Question

Miguel is playing a game in which a box contains four chips with numbers written on them. Two of the chips have the number 1, one chip has number 3 and rest is in pic

Answer 1

Answer:

a.  Table completed

b.  E(X) = -0.5

c.  Miguel loses $0.5 each time he plays

Step-by-step explanation:

a.  The total outcomes S = {11, 13, 15, 13, 15, 35}

Let A be the event he wins $2 and B be the even he loses $1.

Then, A ={11} and

B = {13, 15, 13, 15, 35}

p(A) = $\frac{n(A)}{n(S)} =\frac{1}{6}$

p(B) = $\frac{n(B)}{n(S)} =\frac{5}{6}$

Then, the table would be as follows:

$X_{i}$            2    -1

$p(X_{i})$        $\frac{1}{6}$     $\frac{5}{6}$

b.  E(X) = $X_{1}p(X_{1})+X_{2}p(X_{2})$

$=2(\frac{1}{6} )+(-1)(\frac{5}{6} )$

$=\frac{2}{6} -\frac{5}{6}$

$=\frac{2-5}{6}$

$=-\frac{3}{6}$

$=-\frac{1}{2}$

c.  Based on the result (b), Miguel loses $0.5 each time he plays

Answer 2

To check all the events (6), we label the chips. Suppose one chip with 1 is labeled R1 and the other B1 (as if they were red and blue). Now, lets take all combinations; for the first chip, we have 4 choices and for the 2nd chip we have 3 remaining choices. Thus there are 12 combinations. Since we dont care about the order, there are only 6 combinations since for example R1, 3 is the same as 3, R1 for us.

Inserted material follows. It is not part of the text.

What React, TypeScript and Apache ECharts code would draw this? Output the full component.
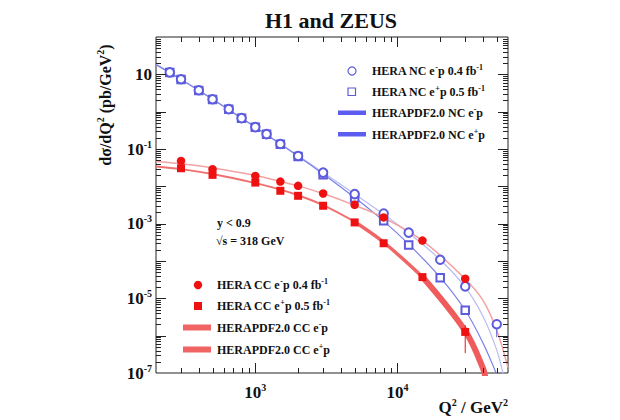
import React, { useEffect, useRef } from 'react';
import * as echarts from 'echarts';

// ---- data: NC (neutral current) measurements ----
const ncEmQ2 = [250, 300, 400, 500, 650, 800, 1000, 1200, 1500, 2000, 3000, 5000, 8000, 12000, 20000, 30000, 50000];
const ncEmValues = [11.3, 7.36, 3.74, 2.15, 1.17, 0.671, 0.386, 0.251, 0.136, 0.065, 0.0233, 0.0062, 0.00188, 5.75e-4, 1.08e-4, 2.09e-5, 2.03e-6];
const ncEpQ2 = [250, 300, 400, 500, 650, 800, 1000, 1200, 1500, 2000, 3000, 5000, 8000, 12000, 20000, 30000];
const ncEpValues = [11.2, 7.3, 3.7, 2.13, 1.16, 0.665, 0.382, 0.248, 0.134, 0.063, 0.0203, 0.00484, 0.0012, 2.7e-4, 3.56e-5, 4.8e-6];

// ---- data: CC (charged current) measurements ----
const ccQ2 = [300, 500, 1000, 1500, 2000, 3000, 5000, 8000, 15000, 30000];
const ccEmValues = [0.0479, 0.0288, 0.019, 0.0134, 0.0103, 0.00643, 0.00321, 0.00147, 3.52e-4, 3.35e-5];
const ccEpValues = [0.0305, 0.0203, 0.0126, 0.0076, 0.00558, 0.00302, 0.00108, 2.99e-4, 3.7e-5, 1.26e-6];

// error bars [Q2, low, high]
const ncEmErrors = [[50000, 9.1e-7, 2.75e-6]];
const ccEpErrors = [[30000, 3.4e-7, 1.9e-6]];

// ---- HERAPDF2.0 predictions ----
const ncEmCurveQ2 = [200, 300, 500, 1000, 2000, 3000, 5000, 8000, 12000, 20000, 30000, 40000, 50000, 56000];
const ncEmCurve = [18.5, 7.4, 2.2, 0.39, 0.066, 0.0235, 0.0062, 0.0018, 5.6e-4, 1.08e-4, 2.0e-5, 3.3e-6, 4.1e-7, 8e-8];
const ncEpCurveQ2 = [200, 300, 500, 1000, 2000, 3000, 5000, 8000, 12000, 20000, 30000, 40000, 50000];
const ncEpCurve = [18.2, 7.3, 2.15, 0.38, 0.064, 0.0215, 0.005, 0.00117, 2.82e-4, 3.65e-5, 4.8e-6, 6.4e-7, 9.1e-8];
const ccEmCurveQ2 = [200, 300, 500, 1000, 1500, 2000, 3000, 5000, 8000, 15000, 30000, 40000, 50000, 60000];
const ccEmCurve = [0.046, 0.04, 0.031, 0.0195, 0.0135, 0.0103, 0.0064, 0.0031, 0.00145, 3.5e-4, 3.3e-5, 8.8e-6, 1.4e-6, 1.4e-7];
const ccEpCurveQ2 = [200, 300, 500, 1000, 1500, 2000, 3000, 5000, 8000, 15000, 30000, 40000, 42000];
const ccEpCurve = [0.034, 0.0289, 0.0213, 0.0122, 0.00815, 0.00577, 0.00314, 0.00113, 3.18e-4, 3.75e-5, 1.34e-6, 1.34e-7, 6e-8];

// ---- axis ticks ----
const tickMultipliers = [2, 3, 4, 5, 6, 7, 8, 9];
const xDecades = [100, 1000, 10000];
const xMajorTicks = [1000, 10000];
const yDecades = [1e-7, 1e-6, 1e-5, 1e-4, 1e-3, 1e-2, 1e-1, 1, 10];
const yMajorTicks = [1e-6, 1e-5, 1e-4, 1e-3, 1e-2, 1e-1, 1, 10];

const X_MIN = 200;
const X_MAX = 60000;
const Y_MIN = 1e-7;
const Y_MAX = 100;

const FONT = "'Liberation Serif', 'Times New Roman', serif";
const BLUE = '#5c5cdc';
const RED = '#ee1111';

const pairs = (xs: number[], ys: number[]) => xs.map((x, i) => [x, ys[i]]);

export default function App() {
  const ref = useRef<HTMLDivElement>(null);

  useEffect(() => {
    const chart = echarts.init(ref.current!, null, { renderer: 'svg' });

    const xTickData: number[][] = [];
    xMajorTicks.forEach((q) => xTickData.push([q, 1, 10]));
    xDecades.forEach((d) =>
      tickMultipliers.forEach((m) => {
        const q = m * d;
        if (q > X_MIN && q < X_MAX) xTickData.push([q, 1, 5]);
      })
    );
    const yTickData: number[][] = [];
    yMajorTicks.forEach((v) => yTickData.push([1000, v, 10]));
    yDecades.forEach((d) =>
      tickMultipliers.forEach((m) => {
        const v = m * d;
        if (v > Y_MIN && v < Y_MAX) yTickData.push([1000, v, 5]);
      })
    );

    const tickStyle = { stroke: '#222', lineWidth: 1 };

    const axisRich = {
      b: { fontSize: 17, fontWeight: 'bold', fontFamily: FONT, color: '#111', lineHeight: 20 },
      s: { fontSize: 10, fontWeight: 'bold', fontFamily: FONT, color: '#111', verticalAlign: 'top', lineHeight: 11 },
    };

    const textRich = {
      a: { fontSize: 12, fontWeight: 'bold', fontFamily: FONT, fill: '#111', lineHeight: 15 },
      s: { fontSize: 8, fontWeight: 'bold', fontFamily: FONT, fill: '#111', verticalAlign: 'top', lineHeight: 9 },
    };

    const lineSeries = (data: number[][], color: string, width: number, z = 2) => ({
      type: 'line',
      data,
      showSymbol: false,
      symbol: 'none',
      smooth: 0.35,
      silent: true,
      z,
      lineStyle: { color, width },
    });

    const ccEpAll = pairs(ccEpCurveQ2, ccEpCurve);
    const ccEpThin = ccEpAll.filter((p) => p[0] <= 5000);
    const ccEpMid = ccEpAll.filter((p) => p[0] >= 5000 && p[0] <= 15000);
    const ccEpThick = ccEpAll.filter((p) => p[0] >= 15000);

    const errorSeries = (data: number[][], color: string) => ({
      type: 'custom',
      data,
      silent: true,
      z: 4,
      encode: { x: 0, y: [1, 2] },
      renderItem: (params: any, api: any) => {
        const p1 = api.coord([api.value(0), api.value(1)]);
        const p2 = api.coord([api.value(0), api.value(2)]);
        return {
          type: 'line',
          shape: { x1: p1[0], y1: p1[1], x2: p2[0], y2: p2[1] },
          style: { stroke: color, lineWidth: 1 },
        };
      },
    });

    const legendItems: any[] = [
      // NC legend
      { type: 'circle', shape: { cx: 352, cy: 71, r: 4 }, style: { fill: 'none', stroke: BLUE, lineWidth: 1.2 } },
      { type: 'rect', shape: { x: 348, y: 88, width: 7.5, height: 7.5 }, style: { fill: 'none', stroke: BLUE, lineWidth: 1.2 } },
      { type: 'rect', shape: { x: 338, y: 110.5, width: 28, height: 4.5 }, style: { fill: '#5c5cf0' } },
      { type: 'rect', shape: { x: 338, y: 132, width: 28, height: 4.5 }, style: { fill: '#5c5cf0' } },
      { type: 'text', x: 372, y: 71, style: { text: '{a|HERA NC e}{s|-}{a|p 0.4 fb}{s|-1}', rich: textRich, align: 'left', verticalAlign: 'middle' } },
      { type: 'text', x: 372, y: 92, style: { text: '{a|HERA NC e}{s|+}{a|p 0.5 fb}{s|-1}', rich: textRich, align: 'left', verticalAlign: 'middle' } },
      { type: 'text', x: 372, y: 113, style: { text: '{a|HERAPDF2.0 NC e}{s|-}{a|p}', rich: textRich, align: 'left', verticalAlign: 'middle' } },
      { type: 'text', x: 372, y: 134.5, style: { text: '{a|HERAPDF2.0 NC e}{s|+}{a|p}', rich: textRich, align: 'left', verticalAlign: 'middle' } },
      // CC legend
      { type: 'circle', shape: { cx: 198, cy: 285, r: 4.2 }, style: { fill: RED } },
      { type: 'rect', shape: { x: 194, y: 302, width: 8, height: 8 }, style: { fill: RED } },
      { type: 'rect', shape: { x: 183, y: 324.5, width: 28, height: 6 }, style: { fill: '#f06464' } },
      { type: 'rect', shape: { x: 183, y: 346.5, width: 28, height: 6 }, style: { fill: '#f06464' } },
      { type: 'text', x: 217, y: 285, style: { text: '{a|HERA CC e}{s|-}{a|p 0.4 fb}{s|-1}', rich: textRich, align: 'left', verticalAlign: 'middle' } },
      { type: 'text', x: 217, y: 306, style: { text: '{a|HERA CC e}{s|+}{a|p 0.5 fb}{s|-1}', rich: textRich, align: 'left', verticalAlign: 'middle' } },
      { type: 'text', x: 217, y: 327.5, style: { text: '{a|HERAPDF2.0 CC e}{s|-}{a|p}', rich: textRich, align: 'left', verticalAlign: 'middle' } },
      { type: 'text', x: 217, y: 349.5, style: { text: '{a|HERAPDF2.0 CC e}{s|+}{a|p}', rich: textRich, align: 'left', verticalAlign: 'middle' } },
      // annotations
      { type: 'text', x: 217, y: 223, style: { text: '{a|y < 0.9}', rich: textRich, align: 'left', verticalAlign: 'middle' } },
      { type: 'text', x: 216, y: 241, style: { text: '{a|\u221As = 318 GeV}', rich: textRich, align: 'left', verticalAlign: 'middle' } },
      // title
      { type: 'text', x: 331, y: 20, style: { text: 'H1 and ZEUS', fontSize: 22, fontWeight: 'bold', fontFamily: FONT, fill: '#111', align: 'center', verticalAlign: 'middle' } },
      // y-axis name
      {
        type: 'text', x: 105, y: 105, rotation: Math.PI / 2,
        style: {
          text: '{a|d\u03C3/dQ}{s|2}{a| (pb/GeV}{s|2}{a|)}',
          rich: {
            a: { fontSize: 16, fontWeight: 'bold', fontFamily: FONT, fill: '#111', lineHeight: 19 },
            s: { fontSize: 10, fontWeight: 'bold', fontFamily: FONT, fill: '#111', verticalAlign: 'top', lineHeight: 11 },
          },
          align: 'center', verticalAlign: 'middle',
        },
      },
      // x-axis name
      {
        type: 'text', x: 508, y: 407,
        style: {
          text: '{a|Q}{s|2}{a| / GeV}{s|2}',
          rich: {
            a: { fontSize: 17, fontWeight: 'bold', fontFamily: FONT, fill: '#111', lineHeight: 20 },
            s: { fontSize: 10, fontWeight: 'bold', fontFamily: FONT, fill: '#111', verticalAlign: 'top', lineHeight: 11 },
          },
          align: 'right', verticalAlign: 'middle',
        },
      },
    ];

    const option: any = {
      animation: false,
      backgroundColor: '#fff',
      grid: { left: 156, right: 112, top: 37, bottom: 47, show: true, borderColor: '#222', borderWidth: 1, backgroundColor: 'transparent' },
      xAxis: {
        type: 'log', logBase: 10, min: X_MIN, max: X_MAX,
        axisLine: { show: false }, axisTick: { show: false }, splitLine: { show: false },
        axisLabel: {
          margin: 9,
          rich: axisRich,
          formatter: (v: number) => {
            const e = Math.log10(v);
            if (Math.abs(e - Math.round(e)) > 1e-6) return '';
            return `{b|10}{s|${Math.round(e)}}`;
          },
        },
      },
      yAxis: {
        type: 'log', logBase: 10, min: Y_MIN, max: Y_MAX,
        axisLine: { show: false }, axisTick: { show: false }, splitLine: { show: false },
        axisLabel: {
          margin: 4,
          rich: axisRich,
          formatter: (v: number) => {
            const e = Math.log10(v);
            if (Math.abs(e - Math.round(e)) > 1e-6) return '';
            const n = Math.round(e);
            if (Math.abs(n) % 2 !== 1) return '';
            return n === 1 ? '{b|10}' : `{b|10}{s|${n}}`;
          },
        },
      },
      graphic: { elements: legendItems },
      series: [
        lineSeries(pairs(ncEmCurveQ2, ncEmCurve), '#b8bcf2', 1.2),
        lineSeries(pairs(ncEpCurveQ2, ncEpCurve), '#7a80e8', 1.2),
        lineSeries(pairs(ccEmCurveQ2, ccEmCurve), '#f3a2a2', 1.5),
        lineSeries(ccEpThin, '#f07070', 2),
        lineSeries(ccEpMid, '#f06666', 3.5),
        lineSeries(ccEpThick, '#f05c5c', 6),
        errorSeries(ncEmErrors, BLUE),
        errorSeries(ccEpErrors, RED),
        {
          type: 'scatter', data: pairs(ncEpQ2, ncEpValues), symbol: 'emptyRect', symbolSize: 7.5, z: 5, silent: true,
          itemStyle: { color: BLUE, borderColor: BLUE, borderWidth: 1.2, opacity: 1 },
        },
        {
          type: 'scatter', data: pairs(ncEmQ2, ncEmValues), symbol: 'emptyCircle', symbolSize: 8.5, z: 5, silent: true,
          itemStyle: { color: BLUE, borderColor: BLUE, borderWidth: 1.2, opacity: 1 },
        },
        {
          type: 'scatter', data: pairs(ccQ2, ccEpValues), symbol: 'rect', symbolSize: 8, z: 6, silent: true,
          itemStyle: { color: RED, opacity: 1 },
        },
        {
          type: 'scatter', data: pairs(ccQ2, ccEmValues), symbol: 'circle', symbolSize: 8.5, z: 6, silent: true,
          itemStyle: { color: RED, opacity: 1 },
        },
        {
          type: 'custom', data: xTickData, silent: true, z: 10, clip: false,
          renderItem: (params: any, api: any) => {
            const p = api.coord([api.value(0), api.value(1)]);
            const len = api.value(2);
            const cs = params.coordSys;
            const top = cs.y;
            const bottom = cs.y + cs.height;
            const x = Math.round(p[0]) + 0.5;
            return {
              type: 'group',
              children: [
                { type: 'line', shape: { x1: x, y1: bottom, x2: x, y2: bottom - len }, style: tickStyle },
                { type: 'line', shape: { x1: x, y1: top, x2: x, y2: top + len }, style: tickStyle },
              ],
            };
          },
        },
        {
          type: 'custom', data: yTickData, silent: true, z: 10, clip: false,
          renderItem: (params: any, api: any) => {
            const p = api.coord([api.value(0), api.value(1)]);
            const len = api.value(2);
            const cs = params.coordSys;
            const left = cs.x;
            const right = cs.x + cs.width;
            const y = Math.round(p[1]) + 0.5;
            return {
              type: 'group',
              children: [
                { type: 'line', shape: { x1: left, y1: y, x2: left + len, y2: y }, style: tickStyle },
                { type: 'line', shape: { x1: right, y1: y, x2: right - len, y2: y }, style: tickStyle },
              ],
            };
          },
        },
      ],
    };

    chart.setOption(option);
    return () => chart.dispose();
  }, []);

  return (
    <div
      ref={ref}
      style={{ position: 'fixed', left: 0, top: 0, width: 620, height: 420, background: '#fff' }}
    />
  );
}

The combinations are: (R1, B1), (R1, 3), (R1, 5), (B1, 3), (B1, 5), (3,5)

We have that in 1 out of the 6 events, Miguel wins 2$ and in five out of the 6 events, he loses one. The expected value of this bet is: 1/6*2+5/6*(-1)=-3/6=-0.5$. In general, the expected value of the bet is the sum of taking the probabilities of the outcome multiplied by the outcome; here, there is a 1/6 probability of getting the same 2 chips and so on. On average, Miguel loses half a dollar every time he plays.